Baca juga: KPK Tangkap Menteri Edhy Prabowo, Bagaimana Reaksi Prabowo Subianto

Firli mengatakan, Eddy Prabowo diduga terlibat korupsi dalam penetapan izin ekspor baby lobster. KPK memiliki waktu 1x24 jam untuk menentukan status hukum Edhy dan para pihak yang diamankan.

"Mohon kita beri waktu tim kedeputian penindakan bekerja dulu," kata Firli.

Jurubicara KPK Ali Fikri menambahkan, KPK mengamankan sejumlah pihak dari beberapa lokasi yakni Jakarta dan Depok, Jawa Barat. KPK mengamankan 17 orang dan semuanya dibawa ke gedung KPK untuk menjalani pemeriksaan.

"Di antaranya Menteri KKP (Edhy Prabowo) dan istri. Beberapa pejabat KKP. Di samping itu beberapa pihak swasta," kata Ali.

KPK juga mengamankan sejumlah barang bukti berupa kartu debit ATM yang diduga menjadi terkait dugaan perkara korupsi. Selebihnya KPK masih melakukan pemeriksaan.

Terpisah, Kementerian Kelautan dan Perikanan (KKP) langsung merespon penangkapan Menteri Edhy. Sekretaris Jenderal KKP Antam Novambar menyampaikan saat ini masih menunggu informasi dari Komisi Pemberantasan Korupsi (KPK).

“Kami masih menunggu informasi resmi dari pihak KPK mengenai kondisi yang sedang terjadi,” ujar Sekjen Antam.

Antam menegaskan, KKP menghargai proses hukum yang sedang berjalan di lembaga anti-rasuah tersebut. “Kami menghargai proses hukum yang sedang berjalan,” tegasnya.

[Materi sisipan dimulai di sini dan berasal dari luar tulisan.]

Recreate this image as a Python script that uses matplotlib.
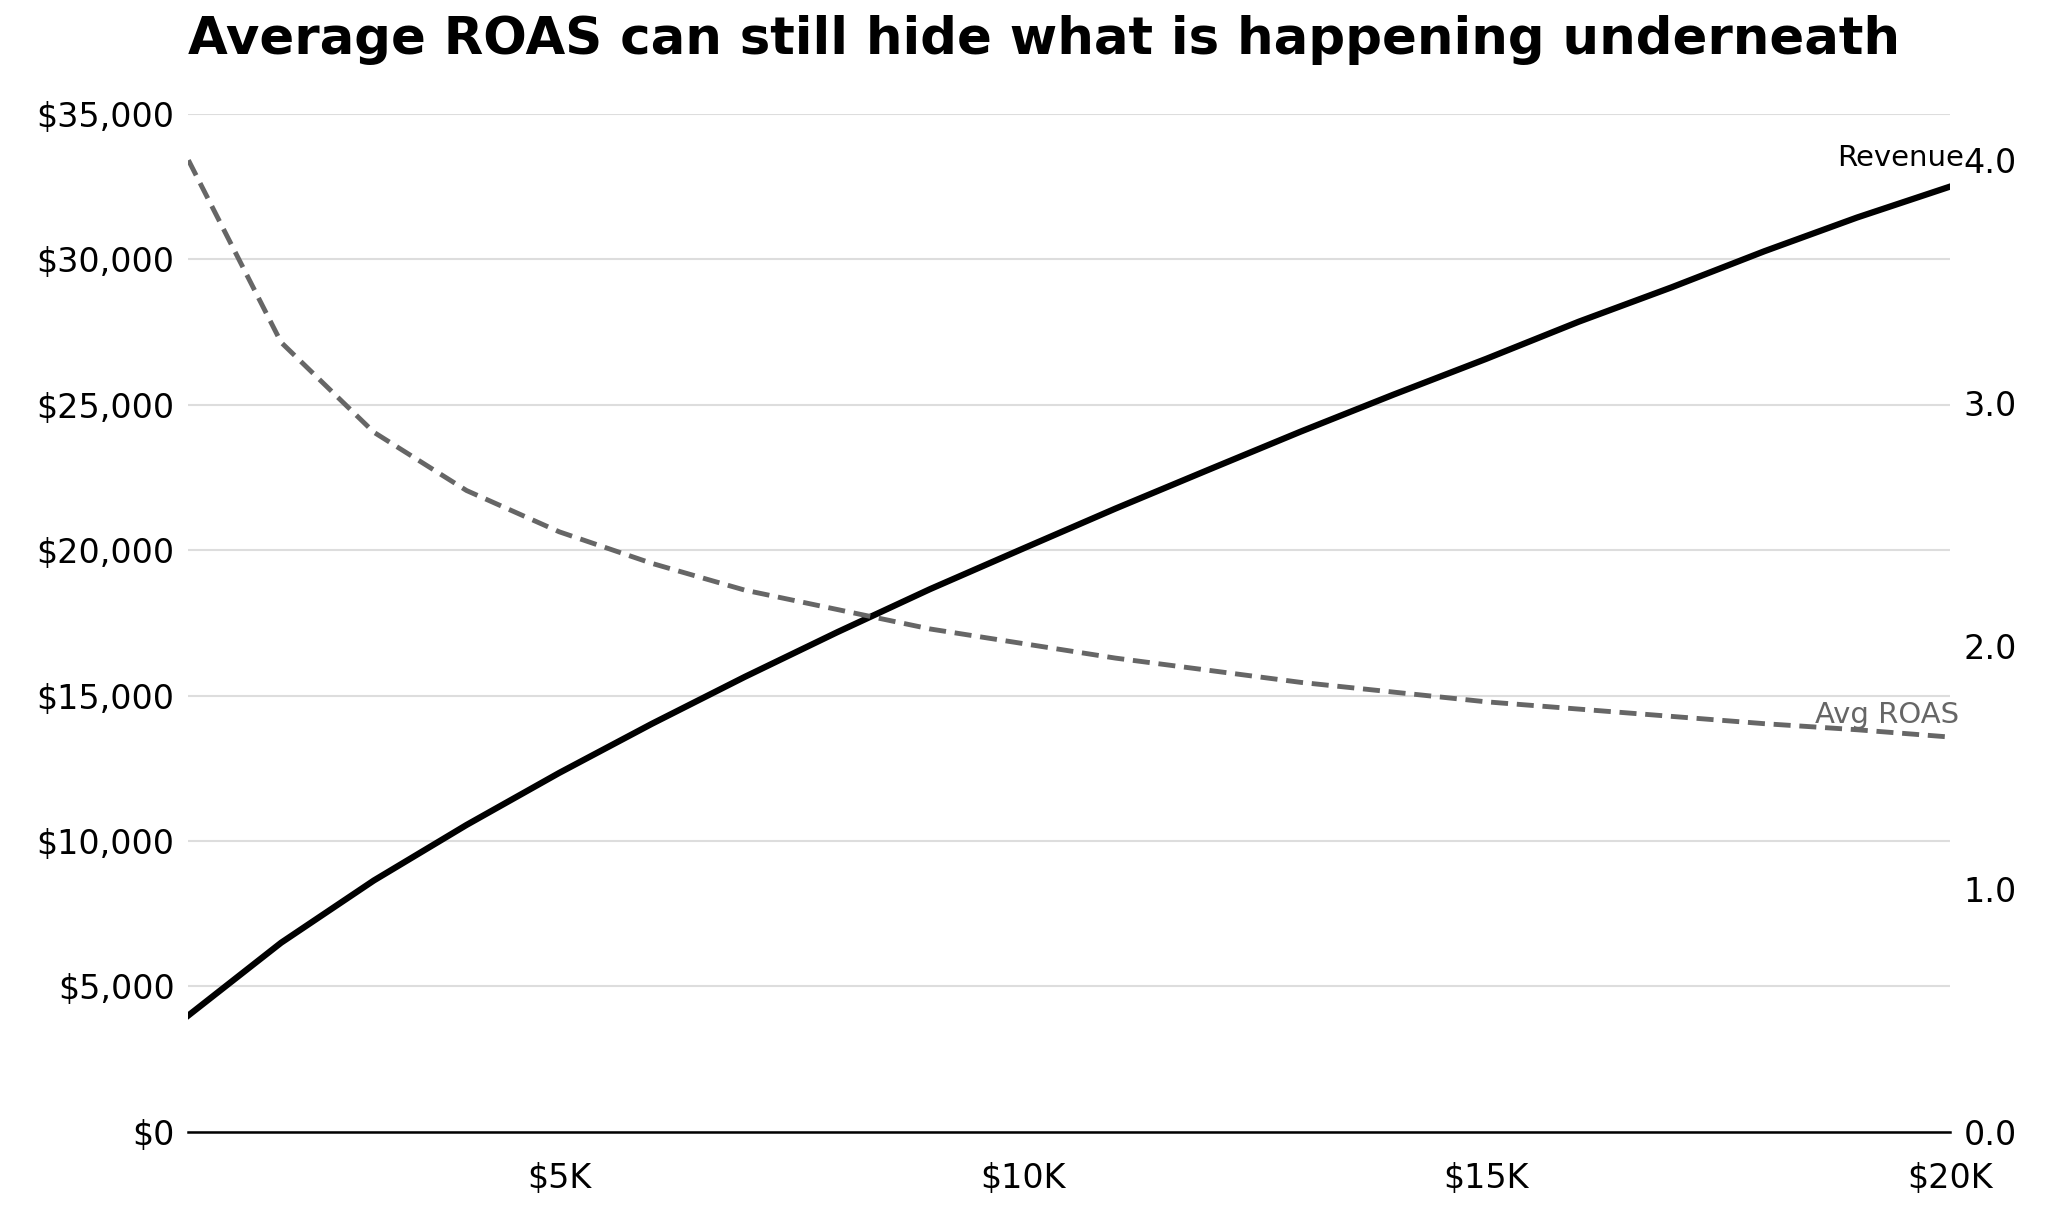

Mengenai pendampingan hukum atas kasus ini, KKP akan mengikuti prosedur dan ketentuan yang berlaku. KKP mengimbau masyarakat untuk tidak berspekulasi terkait proses hukum yang sedang berjalan.

“Mari kita menunggu bersama informasi resminya seperti apa. Dan biar penegak hukum bekerja secara profesional,” ujarnya.

Respon Jokowi

Presiden Joko Widodo (Jokowi) juga angkat bicara terkait penangkapan Menteri Kelautan dan Perikanan Edhy Prabowo oleh Komisi Pemberantasan Korupsi (KPK). Menurut Presiden, pemerintah menghormati proses hukum terhadap pejabat negara yang saat ini tengah berjalan di KPK.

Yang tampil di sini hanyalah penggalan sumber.